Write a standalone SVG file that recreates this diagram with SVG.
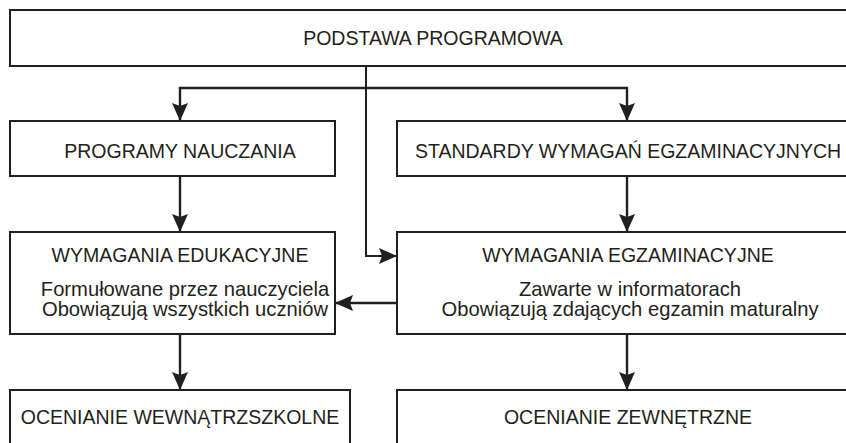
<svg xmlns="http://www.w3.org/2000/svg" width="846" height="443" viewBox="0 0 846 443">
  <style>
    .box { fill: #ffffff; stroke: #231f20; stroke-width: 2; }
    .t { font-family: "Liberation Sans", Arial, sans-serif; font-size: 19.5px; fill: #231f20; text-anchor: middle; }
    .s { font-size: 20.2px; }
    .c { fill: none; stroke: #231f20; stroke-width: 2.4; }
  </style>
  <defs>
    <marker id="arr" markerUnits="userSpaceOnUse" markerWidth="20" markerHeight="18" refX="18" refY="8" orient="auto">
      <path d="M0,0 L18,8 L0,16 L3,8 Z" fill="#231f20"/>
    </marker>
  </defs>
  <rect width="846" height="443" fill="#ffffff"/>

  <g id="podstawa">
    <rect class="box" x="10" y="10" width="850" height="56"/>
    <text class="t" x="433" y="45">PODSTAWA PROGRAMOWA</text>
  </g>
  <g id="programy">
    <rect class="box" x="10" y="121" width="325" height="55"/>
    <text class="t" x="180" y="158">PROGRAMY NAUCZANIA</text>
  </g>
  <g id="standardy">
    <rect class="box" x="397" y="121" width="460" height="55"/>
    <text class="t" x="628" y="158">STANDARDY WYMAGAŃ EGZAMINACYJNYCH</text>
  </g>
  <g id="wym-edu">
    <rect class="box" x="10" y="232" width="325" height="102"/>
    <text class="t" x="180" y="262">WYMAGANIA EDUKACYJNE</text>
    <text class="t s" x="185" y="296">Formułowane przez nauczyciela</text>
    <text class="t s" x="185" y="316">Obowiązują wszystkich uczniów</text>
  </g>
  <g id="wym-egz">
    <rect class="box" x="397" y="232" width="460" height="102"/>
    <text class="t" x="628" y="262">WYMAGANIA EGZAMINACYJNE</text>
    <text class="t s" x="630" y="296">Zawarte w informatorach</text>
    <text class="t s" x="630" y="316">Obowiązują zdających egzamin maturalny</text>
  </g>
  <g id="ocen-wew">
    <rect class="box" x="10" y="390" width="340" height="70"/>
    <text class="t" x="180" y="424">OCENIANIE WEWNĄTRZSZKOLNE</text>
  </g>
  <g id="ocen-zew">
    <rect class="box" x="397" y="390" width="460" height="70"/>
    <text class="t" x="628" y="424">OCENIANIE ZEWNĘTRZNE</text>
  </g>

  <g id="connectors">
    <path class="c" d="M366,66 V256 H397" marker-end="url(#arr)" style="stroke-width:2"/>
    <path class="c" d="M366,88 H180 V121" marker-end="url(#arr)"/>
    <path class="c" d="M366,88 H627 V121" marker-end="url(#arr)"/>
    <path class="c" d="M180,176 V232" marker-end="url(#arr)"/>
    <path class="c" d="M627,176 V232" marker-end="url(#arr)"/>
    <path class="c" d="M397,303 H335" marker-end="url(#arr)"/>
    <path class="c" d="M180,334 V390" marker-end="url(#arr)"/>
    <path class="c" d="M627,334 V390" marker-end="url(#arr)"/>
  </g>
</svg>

========

◆ BRIEF
Copy the listing over exactly, skipping the pictures it holds.

◆ THE RESPONSE
Write a standalone SVG file that recreates this diagram with SVG.
<svg xmlns="http://www.w3.org/2000/svg" width="846" height="443" viewBox="0 0 846 443">
  <style>
    .box { fill: #ffffff; stroke: #231f20; stroke-width: 2; }
    .t { font-family: "Liberation Sans", Arial, sans-serif; font-size: 19.5px; fill: #231f20; text-anchor: middle; }
    .s { font-size: 20.2px; }
    .c { fill: none; stroke: #231f20; stroke-width: 2.4; }
  </style>
  <defs>
    <marker id="arr" markerUnits="userSpaceOnUse" markerWidth="20" markerHeight="18" refX="18" refY="8" orient="auto">
      <path d="M0,0 L18,8 L0,16 L3,8 Z" fill="#231f20"/>
    </marker>
  </defs>
  <rect width="846" height="443" fill="#ffffff"/>

  <g id="podstawa">
    <rect class="box" x="10" y="10" width="850" height="56"/>
    <text class="t" x="433" y="45">PODSTAWA PROGRAMOWA</text>
  </g>
  <g id="programy">
    <rect class="box" x="10" y="121" width="325" height="55"/>
    <text class="t" x="180" y="158">PROGRAMY NAUCZANIA</text>
  </g>
  <g id="standardy">
    <rect class="box" x="397" y="121" width="460" height="55"/>
    <text class="t" x="628" y="158">STANDARDY WYMAGAŃ EGZAMINACYJNYCH</text>
  </g>
  <g id="wym-edu">
    <rect class="box" x="10" y="232" width="325" height="102"/>
    <text class="t" x="180" y="262">WYMAGANIA EDUKACYJNE</text>
    <text class="t s" x="185" y="296">Formułowane przez nauczyciela</text>
    <text class="t s" x="185" y="316">Obowiązują wszystkich uczniów</text>
  </g>
  <g id="wym-egz">
    <rect class="box" x="397" y="232" width="460" height="102"/>
    <text class="t" x="628" y="262">WYMAGANIA EGZAMINACYJNE</text>
    <text class="t s" x="630" y="296">Zawarte w informatorach</text>
    <text class="t s" x="630" y="316">Obowiązują zdających egzamin maturalny</text>
  </g>
  <g id="ocen-wew">
    <rect class="box" x="10" y="390" width="340" height="70"/>
    <text class="t" x="180" y="424">OCENIANIE WEWNĄTRZSZKOLNE</text>
  </g>
  <g id="ocen-zew">
    <rect class="box" x="397" y="390" width="460" height="70"/>
    <text class="t" x="628" y="424">OCENIANIE ZEWNĘTRZNE</text>
  </g>

  <g id="connectors">
    <path class="c" d="M366,66 V256 H397" marker-end="url(#arr)" style="stroke-width:2"/>
    <path class="c" d="M366,88 H180 V121" marker-end="url(#arr)"/>
    <path class="c" d="M366,88 H627 V121" marker-end="url(#arr)"/>
    <path class="c" d="M180,176 V232" marker-end="url(#arr)"/>
    <path class="c" d="M627,176 V232" marker-end="url(#arr)"/>
    <path class="c" d="M397,303 H335" marker-end="url(#arr)"/>
    <path class="c" d="M180,334 V390" marker-end="url(#arr)"/>
    <path class="c" d="M627,334 V390" marker-end="url(#arr)"/>
  </g>
</svg>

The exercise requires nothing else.